Di Torino, infine, l’esterno di un cinema, come a volerci suggerire dove porterà questo ennesimo trasferimento. Un altro contrasto nettissimo, rispetto alla piccola stanzetta di Siena, mal arredata e mal tenuta, sono gli interni contemporanei nella casa a Torino dello psichiatra Benvenuto, dove possiamo presumere Lele si recherà periodicamente, idealmente a dirci che la bolla di nevrosi e superbia solitaria è scoppiata. 

Anche le suggestioni sonore sono ben articolate nel film: dalla musica classica senza difficoltà accostabili alla vita che Lele sta scegliendo di vivere-che poi sono la sua personalissima scelta di momentanea ribellione; alla techno dei brevi passaggi in discoteca; alla trap che Lele incrocia a Siena a piazza Gramsci, quando incontra un gruppo di ragazzi più giovani di lui, il momento in cui si istilla l’interesse per un altro ragazzo, che resterà meramente platonico. E poi la più classica delle colonne sonore a Siena, i tamburi della contrada e l’impressione dell’acqua che scorre a Fontebranda, vaga illusione del mare. 

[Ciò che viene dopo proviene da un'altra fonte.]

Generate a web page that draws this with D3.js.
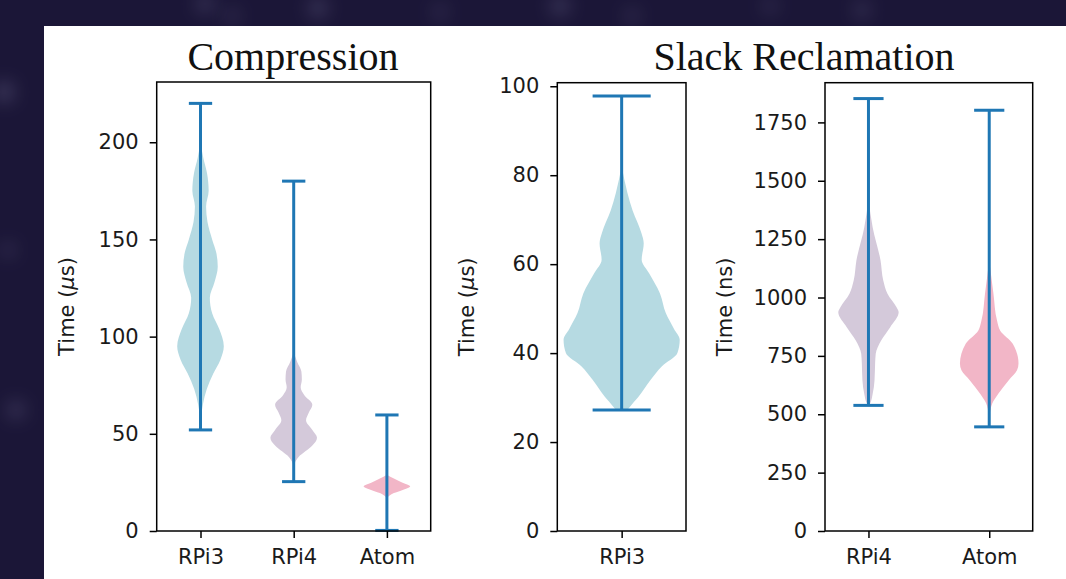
<!DOCTYPE html>
<html>
<head>
<meta charset="utf-8">
<script src="https://cdn.jsdelivr.net/npm/d3@7"></script>
<style>
  body { margin: 0; background: #1b1637; }
  svg { display: block; }
</style>
</head>
<body>
<script>
  // ---- values ----
  const compressionCats = ["RPi3", "RPi4", "Atom"];
  const compressionMins = [52, 25.4, 0.3];
  const compressionMaxs = [220, 180, 59.7];
  const compressionTicks = [0, 50, 100, 150, 200];

  // kde outlines: [time, relative half width]
  const compRPi3Kde = [[200, 0], [192, 0.12], [184, 0.28], [175, 0.35], [167, 0.24], [159, 0.3],
    [150, 0.5], [143, 0.68], [136, 0.74], [128, 0.6], [120, 0.4], [112, 0.5], [104, 0.8],
    [95, 1.0], [88, 0.85], [81, 0.55], [73, 0.27], [65, 0.1], [58, 0.02], [54, 0]];
  const compRPi4Kde = [[92, 0], [87, 0.15], [82, 0.33], [78, 0.35], [74, 0.3], [70, 0.45],
    [65, 0.8], [61, 0.65], [57, 0.53], [52, 0.8], [48, 1.0], [44, 0.8], [41, 0.5],
    [38, 0.2], [35, 0.05], [32, 0]];
  const compAtomKde = [[29, 0], [27, 0.3], [25, 0.65], [23, 1.0], [21, 0.65], [19.5, 0.3], [17, 0]];

  const slackCatsA = ["RPi3"];
  const slackMinsA = [27.2];
  const slackMaxsA = [97.8];
  const slackTicksA = [0, 20, 40, 60, 80, 100];
  const slackRPi3Kde = [[82, 0], [76, 0.1], [72, 0.19], [67, 0.34], [64.7, 0.38], [61, 0.345],
    [58, 0.47], [53.4, 0.66], [49, 0.76], [45.5, 0.9], [43, 1.0], [40, 0.96], [37, 0.69],
    [34, 0.5], [30.2, 0.29], [27.9, 0.14], [27.2, 0.1]];

  const slackCatsB = ["RPi4", "Atom"];
  const slackMinsB = [538, 446];
  const slackMaxsB = [1852, 1802];
  const slackTicksB = [0, 250, 500, 750, 1000, 1250, 1500, 1750];
  const slackRPi4Kde = [[1420, 0], [1300, 0.14], [1158, 0.4], [1073, 0.49], [1016, 0.63],
    [958, 0.93], [937, 1.0], [873, 0.72], [816, 0.42], [759, 0.24], [717, 0.22],
    [645, 0.2], [588, 0.14], [545, 0.05], [538, 0]];
  const slackAtomKde = [[1160, 0], [1016, 0.14], [900, 0.26], [859, 0.36], [802, 0.78],
    [717, 0.97], [688, 0.92], [645, 0.64], [588, 0.3], [546, 0.1], [500, 0.02], [470, 0]];

  const violinColors = ["#b6dae2", "#d4c9da", "#f2b6c7"];
  const lineColor = "#1f77b4";

  const width = 1066, height = 579;

  const svg = d3.select("body").append("svg")
    .attr("width", width)
    .attr("height", height);

  // dark starry backdrop
  const defs = svg.append("defs");
  defs.append("filter").attr("id", "glow")
    .attr("x", "-200%").attr("y", "-200%")
    .attr("width", "500%").attr("height", "500%")
    .append("feGaussianBlur").attr("stdDeviation", 9);

  svg.append("rect")
    .attr("width", width)
    .attr("height", height)
    .attr("fill", "#1b1637");

  const stars = [[4, 92, 10], [205, 4, 8], [232, 16, 6], [318, 8, 9], [440, 12, 6],
    [560, 6, 9], [632, 16, 6], [770, 6, 6], [862, 10, 7], [16, 410, 8], [8, 250, 6]];
  svg.selectAll(".star")
    .data(stars)
    .enter()
    .append("circle")
      .attr("cx", d => d[0])
      .attr("cy", d => d[1])
      .attr("r", d => d[2])
      .attr("fill", "rgba(200,195,240,0.22)")
      .attr("filter", "url(#glow)");

  // white figure panel
  svg.append("rect")
    .attr("x", 44)
    .attr("y", 26)
    .attr("width", width - 44)
    .attr("height", height - 26)
    .attr("fill", "white");

  // titles
  svg.append("text")
    .attr("x", 293)
    .attr("y", 70)
    .attr("text-anchor", "middle")
    .style("font-family", "'Liberation Serif', 'Times New Roman', serif")
    .style("font-size", "40px")
    .style("fill", "#111")
    .text("Compression");

  svg.append("text")
    .attr("x", 804)
    .attr("y", 70)
    .attr("text-anchor", "middle")
    .style("font-family", "'Liberation Serif', 'Times New Roman', serif")
    .style("font-size", "40px")
    .style("fill", "#111")
    .text("Slack Reclamation");

  drawPanel({
    left: 156.7, right: 430.7, top: 82, bottom: 531,
    xlim: [0.53, 3.47], ylim: [0, 231],
    cats: compressionCats, mins: compressionMins, maxs: compressionMaxs,
    kdes: [compRPi3Kde, compRPi4Kde, compAtomKde],
    colors: violinColors, ticks: compressionTicks,
    labelX: 74, unit: "\u03bc"
  });

  drawPanel({
    left: 557.3, right: 686, top: 82.7, bottom: 531,
    xlim: [0.723, 1.277], ylim: [0, 100.8],
    cats: slackCatsA, mins: slackMinsA, maxs: slackMaxsA,
    kdes: [slackRPi3Kde],
    colors: [violinColors[0]], ticks: slackTicksA,
    labelX: 474, unit: "\u03bc"
  });

  drawPanel({
    left: 825, right: 1032.7, top: 82.7, bottom: 531,
    xlim: [0.64, 2.36], ylim: [0, 1920],
    cats: slackCatsB, mins: slackMinsB, maxs: slackMaxsB,
    kdes: [slackRPi4Kde, slackAtomKde],
    colors: [violinColors[1], violinColors[2]], ticks: slackTicksB,
    labelX: 732, unit: "n"
  });

  // one axes box with its violins
  function drawPanel(p) {
    let xScale = d3.scaleLinear().domain(p.xlim).range([p.left, p.right]);
    let yScale = d3.scaleLinear().domain(p.ylim).range([p.bottom, p.top]);
    let positions = p.cats.map((c, i) => i + 1);
    let unitPx = xScale(1) - xScale(0);

    let g = svg.append("g");

    p.kdes.forEach(function(kde, i) {
      let cx = xScale(positions[i]);
      let area = d3.area()
        .curve(d3.curveMonotoneY)
        .y(d => yScale(d[0]))
        .x0(d => cx - d[1] * 0.25 * unitPx)
        .x1(d => cx + d[1] * 0.25 * unitPx);

      g.append("path")
        .datum(kde)
        .attr("d", area)
        .attr("fill", p.colors[i]);
    });

    // whiskers: bar + min/max caps
    positions.forEach(function(pos, i) {
      let cx = xScale(pos);
      let half = 0.125 * unitPx;
      g.append("line")
        .attr("x1", cx).attr("x2", cx)
        .attr("y1", yScale(p.mins[i])).attr("y2", yScale(p.maxs[i]))
        .attr("stroke", lineColor).attr("stroke-width", 3);
      [p.mins[i], p.maxs[i]].forEach(function(v) {
        g.append("line")
          .attr("x1", cx - half).attr("x2", cx + half)
          .attr("y1", yScale(v)).attr("y2", yScale(v))
          .attr("stroke", lineColor).attr("stroke-width", 3);
      });
    });

    // axes
    let yAxis = d3.axisLeft(yScale)
      .tickValues(p.ticks)
      .tickSize(7)
      .tickSizeOuter(0)
      .tickPadding(11)
      .tickFormat(d3.format("d"));
    let yG = g.append("g")
      .attr("transform", "translate(" + p.left + ",0)")
      .call(yAxis);

    let xAxis = d3.axisBottom(xScale)
      .tickValues(positions)
      .tickSize(7)
      .tickSizeOuter(0)
      .tickPadding(11)
      .tickFormat(d => p.cats[d - 1]);
    let xG = g.append("g")
      .attr("transform", "translate(0," + p.bottom + ")")
      .call(xAxis);

    [yG, xG].forEach(function(a) {
      a.select(".domain").remove();
      a.selectAll(".tick line").attr("stroke", "#000").attr("stroke-width", 1.5);
      a.selectAll(".tick text")
        .style("font-family", "'DejaVu Sans', sans-serif")
        .style("font-size", "21px")
        .style("fill", "#1a1a1a");
    });

    // frame
    g.append("rect")
      .attr("x", p.left)
      .attr("y", p.top)
      .attr("width", p.right - p.left)
      .attr("height", p.bottom - p.top)
      .attr("fill", "none")
      .attr("stroke", "#000")
      .attr("stroke-width", 1.5);

    // y label
    let label = g.append("text")
      .attr("transform", "translate(" + p.labelX + "," + ((p.top + p.bottom) / 2) + ")rotate(-90)")
      .attr("text-anchor", "middle")
      .style("font-family", "'DejaVu Sans', sans-serif")
      .style("font-size", "21px")
      .style("fill", "#1a1a1a");
    label.append("tspan").text("Time (");
    label.append("tspan")
      .style("font-style", p.unit === "n" ? "normal" : "italic")
      .text(p.unit);
    label.append("tspan").text("s)");
  }
</script>
</body>
</html>
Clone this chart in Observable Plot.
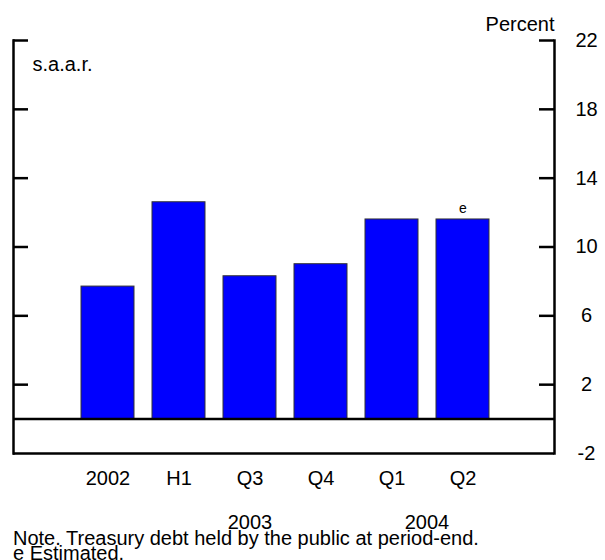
<!DOCTYPE html>
<html>
<head>
<meta charset="utf-8">
<script src="https://cdn.jsdelivr.net/npm/d3@7"></script>
<script src="https://cdn.jsdelivr.net/npm/@observablehq/plot@0.6"></script>
<style>
  html, body { margin: 0; padding: 0; background: #fff; }
  #wrap { position: relative; width: 605px; height: 560px; overflow: hidden; font-family: Arial, "Liberation Sans", sans-serif; }
  #wrap svg { position: absolute; left: 0; top: 0; }
  .note { position: absolute; left: 13px; font-size: 20px; line-height: 15px; height: 15px; color: #000; white-space: nowrap; }
</style>
</head>
<body>
<div id="wrap"></div>
<script>
// Data
const categories = ["2002", "H1", "Q3", "Q4", "Q1", "Q2"];
const growth = [7.7, 12.6, 8.3, 9.0, 11.6, 11.6];
const flags = ["", "", "", "", "", "e"];
const yTickLabels = [22, 18, 14, 10, 6, 2, -2];
const innerTicks = [22, 18, 14, 10, 6, 2];
const yearLabels = ["2003", "2004"];
const yearAnchors = ["Q3", "Q1"];
const unitsLabel = "s.a.a.r.";
const axisTitle = "Percent";
const notes = ["Note. Treasury debt held by the public at period-end.", "e Estimated."];

const W = 605, H = 548, mL = 13, mR = 51, mT = 40, mB = 95;
const plotW = W - mL - mR;
const tickLen = 15;
const fs = 20;

const chart = Plot.plot({
  width: W,
  height: H,
  marginTop: mT,
  marginLeft: mL,
  marginRight: mR,
  marginBottom: mB,
  style: { fontFamily: "Arial, 'Liberation Sans', sans-serif", fontSize: fs + "px", color: "#000", background: "transparent" },
  x: { domain: categories, paddingInner: 0.25, paddingOuter: 0.913, align: 0.516, axis: null },
  y: { domain: [-2, 22], axis: null },
  marks: [
    Plot.barY(growth, { x: categories, y: (d) => d, fill: "#0000ff", stroke: "#333", strokeWidth: 1 }),
    Plot.ruleY([-2, 0], { stroke: "#000", strokeWidth: 2.5 }),
    Plot.frame({ anchor: "left", stroke: "#000", strokeWidth: 2.5 }),
    Plot.frame({ anchor: "right", stroke: "#000", strokeWidth: 2.5 }),
    Plot.ruleY(innerTicks, { y: (d) => d, insetRight: plotW - tickLen, stroke: "#000", strokeWidth: 2.5 }),
    Plot.ruleY(innerTicks, { y: (d) => d, insetLeft: plotW - tickLen, stroke: "#000", strokeWidth: 2.5 }),
    Plot.text(yTickLabels, { y: (d) => d, text: (d) => String(d), frameAnchor: "right", dx: 32, textAnchor: "middle", fontSize: fs }),
    Plot.text(categories, { x: (d) => d, text: (d) => d, frameAnchor: "bottom", dy: 31, fontSize: fs }),
    Plot.text([yearLabels[0]], { x: () => yearAnchors[0], text: (d) => d, frameAnchor: "bottom", dy: 75, fontSize: fs }),
    Plot.text([yearLabels[1]], { x: () => yearAnchors[1], text: (d) => d, frameAnchor: "bottom", dy: 75, dx: 35, fontSize: fs }),
    Plot.text(flags, { x: categories, y: growth, text: (d) => d, dy: -11, fontSize: 14 }),
    Plot.text([unitsLabel], { frameAnchor: "top-left", text: (d) => d, dx: 19, dy: 16, textAnchor: "start", fontSize: fs }),
    Plot.text([axisTitle], { frameAnchor: "top-right", text: (d) => d, dy: -24, textAnchor: "end", fontSize: fs })
  ]
});

const wrap = document.getElementById("wrap");
wrap.appendChild(chart);
notes.forEach((t, i) => {
  const div = document.createElement("div");
  div.className = "note";
  div.style.top = (531 + i * 15) + "px";
  div.textContent = t;
  wrap.appendChild(div);
});
</script>
</body>
</html>
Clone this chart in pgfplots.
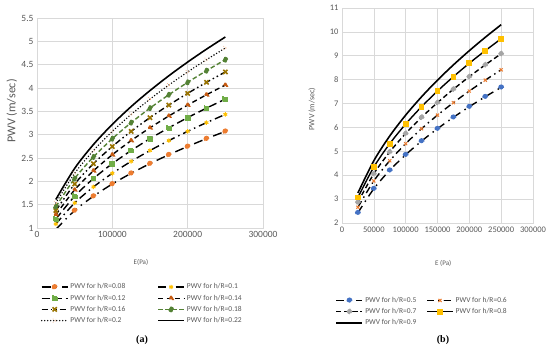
\documentclass[border=0pt]{standalone}
\usepackage{pgfplots}
\pgfplotsset{compat=1.18}
\usepackage{fontspec}
\setmainfont{Carlito}
\newfontfamily\capfont{Liberation Serif}
\usetikzlibrary{plotmarks}

\definecolor{xlorange}{RGB}{237,125,49}
\definecolor{xlyellow}{RGB}{255,192,0}
\definecolor{xlgreen}{RGB}{112,173,71}
\definecolor{xlbrown}{RGB}{197,90,17}
\definecolor{xlgold}{RGB}{153,115,0}
\definecolor{xldkgreen}{RGB}{84,130,53}
\definecolor{xlpeach}{RGB}{244,177,131}
\definecolor{xlblue}{RGB}{68,114,196}
\definecolor{xlgray}{RGB}{165,165,165}
\definecolor{txtgray}{RGB}{89,89,89}
\definecolor{gridgray}{RGB}{217,217,217}

% PWV (m/s) against E (Pa), one table per h/R
\pgfplotstableread{
E hra hrb hrc hrd hre hrf hrg hrh
25000  0.971 1.086 1.190 1.285 1.374 1.457 1.536 1.611
50000  1.374 1.536 1.682 1.817 1.943 2.060 2.172 2.278
75000  1.682 1.881 2.060 2.226 2.379 2.523 2.660 2.790
100000 1.943 2.172 2.379 2.570 2.747 2.914 3.071 3.221
125000 2.172 2.428 2.660 2.873 3.071 3.258 3.434 3.602
150000 2.379 2.660 2.914 3.147 3.365 3.569 3.762 3.945
175000 2.570 2.873 3.147 3.400 3.634 3.855 4.063 4.262
200000 2.747 3.071 3.365 3.634 3.885 4.121 4.344 4.556
225000 2.914 3.258 3.569 3.855 4.121 4.371 4.607 4.832
250000 3.071 3.434 3.762 4.063 4.344 4.607 4.857 5.093
}\tablea

\pgfplotstableread{
E hra hrb hrc hrd hre
25000  2.428 2.660 2.873 3.071 3.258
50000  3.434 3.762 4.063 4.344 4.607
75000  4.206 4.607 4.976 5.320 5.643
100000 4.856 5.320 5.746 6.143 6.516
125000 5.430 5.948 6.424 6.868 7.285
150000 5.948 6.516 7.038 7.524 7.980
175000 6.424 7.038 7.601 8.126 8.619
200000 6.868 7.524 8.126 8.688 9.214
225000 7.285 7.980 8.619 9.214 9.773
250000 7.679 8.412 9.086 9.713 10.302
}\tableb

\pgfplotsset{
  xlstyle/.style={
    scale only axis,
    grid=major,
    grid style={gridgray, line width=0.6pt},
    axis line style={gridgray},
    major tick length=0pt,
    tick label style={txtgray},
    label style={txtgray},
    scaled x ticks=false,
    xticklabel style={/pgf/number format/fixed, /pgf/number format/1000 sep={}},
    /pgf/number format/assume math mode=true,
    legend cell align=left,
    legend style={draw=none, text=txtgray, font=\fontsize{7.5}{9}\selectfont,
      row sep=0.5pt},
    legend image code/.code={
      \draw[mark repeat=2,mark phase=2,#1] plot coordinates {(0pt,0pt)(13pt,0pt)(26pt,0pt)};
    },
  },
  trend/.style={black, line width=1.4pt, smooth, mark size=2.2pt, mark options={solid}},
}

\begin{document}
\begin{tikzpicture}
\path[use as bounding box, fill=white] (0pt,0pt) rectangle (550pt,-358pt);

% ---------- (a) ----------
\begin{axis}[xlstyle,
  at={(37pt,-228pt)}, anchor=south west,
  width=226pt, height=210pt,
  xmin=0, xmax=300000, ymin=1, ymax=5.5,
  xtick={0,100000,200000,300000},
  ytick={1,1.5,...,5.5},
  tick label style={font=\fontsize{9.5}{10}\selectfont},
  xlabel={E(Pa)},
  xlabel style={font=\fontsize{7}{8}\selectfont, at={(axis description cs:0.46,0)}, anchor=center, yshift=-34pt},
  ylabel={PWV (m/sec)},
  ylabel style={font=\fontsize{12}{13}\selectfont, at={(axis description cs:-0.111,0.557)}, anchor=center},
  legend columns=2,
  legend style={at={(0.466,-0.245)}, anchor=north, /tikz/every even column/.append style={column sep=30pt}},
]
\addplot[trend, dash pattern=on 9pt off 5pt on 1.5pt off 5pt, mark=*, mark options={fill=xlorange, draw=xlorange}] table[x=E, y=hra] {\tablea};
\addlegendentry{PWV for h/R=0.08}
\addplot[trend, dash pattern=on 8pt off 4pt on 1.5pt off 4pt, mark=asterisk, mark options={draw=xlyellow, line width=1pt}] table[x=E, y=hrb] {\tablea};
\addlegendentry{PWV for h/R=0.1}
\addplot[trend, dash pattern=on 8pt off 4pt, mark=square*, mark options={fill=xlgreen, draw=xlgreen}] table[x=E, y=hrc] {\tablea};
\addlegendentry{PWV for h/R=0.12}
\addplot[trend, dash pattern=on 5pt off 3.5pt, mark=triangle*, mark options={fill=xlbrown, draw=xlbrown}] table[x=E, y=hrd] {\tablea};
\addlegendentry{PWV for h/R=0.14}
\addplot[trend, dash pattern=on 6pt off 3pt on 1.5pt off 3pt on 1.5pt off 3pt, mark=x, mark size=3pt, mark options={draw=xlgold, line width=1.6pt}] table[x=E, y=hre] {\tablea};
\addlegendentry{PWV for h/R=0.16}
\addplot[trend, xldkgreen, dash pattern=on 4.5pt off 2.5pt, mark=*, mark options={fill=xldkgreen, draw=xldkgreen}] table[x=E, y=hrf] {\tablea};
\addlegendentry{PWV for h/R=0.18}
\addplot[trend, line cap=round, dash pattern=on 0pt off 3pt, line width=1.6pt, mark=x, mark options={draw=xlpeach, line width=1pt}] table[x=E, y=hrg] {\tablea};
\addlegendentry{PWV for h/R=0.2}
\addplot[trend, solid, no markers, line width=1.6pt] table[x=E, y=hrh] {\tablea};
\addlegendentry{PWV for h/R=0.22}
\end{axis}

% ---------- (b) ----------
\begin{axis}[xlstyle,
  at={(342pt,-223pt)}, anchor=south west,
  width=191pt, height=215pt,
  xmin=0, xmax=300000, ymin=2, ymax=11,
  xtick={0,50000,...,300000},
  ytick={2,3,...,11},
  tick label style={font=\fontsize{8.5}{9}\selectfont},
  xlabel={E (Pa)},
  xlabel style={font=\fontsize{7}{8}\selectfont, at={(axis description cs:0.53,0)}, anchor=center, yshift=-40pt},
  ylabel={PWV (m/sec)},
  ylabel style={font=\fontsize{8}{9}\selectfont, at={(axis description cs:-0.157,0.53)}, anchor=center},
  legend columns=2,
  legend style={at={(0.42,-0.325)}, anchor=north, /tikz/every even column/.append style={column sep=8pt}},
]
\addplot[trend, dash pattern=on 8pt off 5pt on 1.5pt off 5pt, mark=*, mark options={fill=xlblue, draw=xlblue}] table[x=E, y=hra] {\tableb};
\addlegendentry{PWV for h/R=0.5}
\addplot[trend, dash pattern=on 7pt off 4pt on 1.5pt off 4pt, mark=x, mark options={draw=xlorange, line width=1pt}] table[x=E, y=hrb] {\tableb};
\addlegendentry{PWV for h/R=0.6}
\addplot[trend, dash pattern=on 5pt off 3pt, mark=diamond*, mark size=2.8pt, mark options={fill=xlgray, draw=xlgray}] table[x=E, y=hrc] {\tableb};
\addlegendentry{PWV for h/R=0.7}
\addplot[trend, solid, mark=square*, mark options={fill=xlyellow, draw=xlyellow}] table[x=E, y=hrd] {\tableb};
\addlegendentry{PWV for h/R=0.8}
\addplot[trend, solid, no markers, line width=1.6pt] table[x=E, y=hre] {\tableb};
\addlegendentry{PWV for h/R=0.9}
\end{axis}

\node[font=\capfont\bfseries\fontsize{10}{11}\selectfont] at (142pt,-340pt) {(a)};
\node[font=\capfont\bfseries\fontsize{10}{11}\selectfont] at (443pt,-340pt) {(b)};
\end{tikzpicture}
\end{document}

Nel film sono presenti anche degli inserti di animazione di Margherita Giusti, vincitrice nel 2024 di un David di Donatello per il corto The Meatseller, a simulare un’esperienza di Lele con le droghe, ben coniugato con il resto del film. Stilisticamente Tortorici attinge alla nouvelle vogue e al cinema est asiatico anni ‘80 e ‘90, ma traghettandoli nel ventunesimo secolo forse inconsciamente attraverso la mumblecore, Guadagnino, Dolan e Euphoria. Nel complesso Diciannove è una buona prova sia per la qualità della scrittura, caratterizzata da dialoghi reali e non fittizi, che della regia, a maggior ragione per essere la prima prova per Tortorici, con una visione molto personale e fresca, che si spera possa mantenere anche nei suoi prossimi lavori.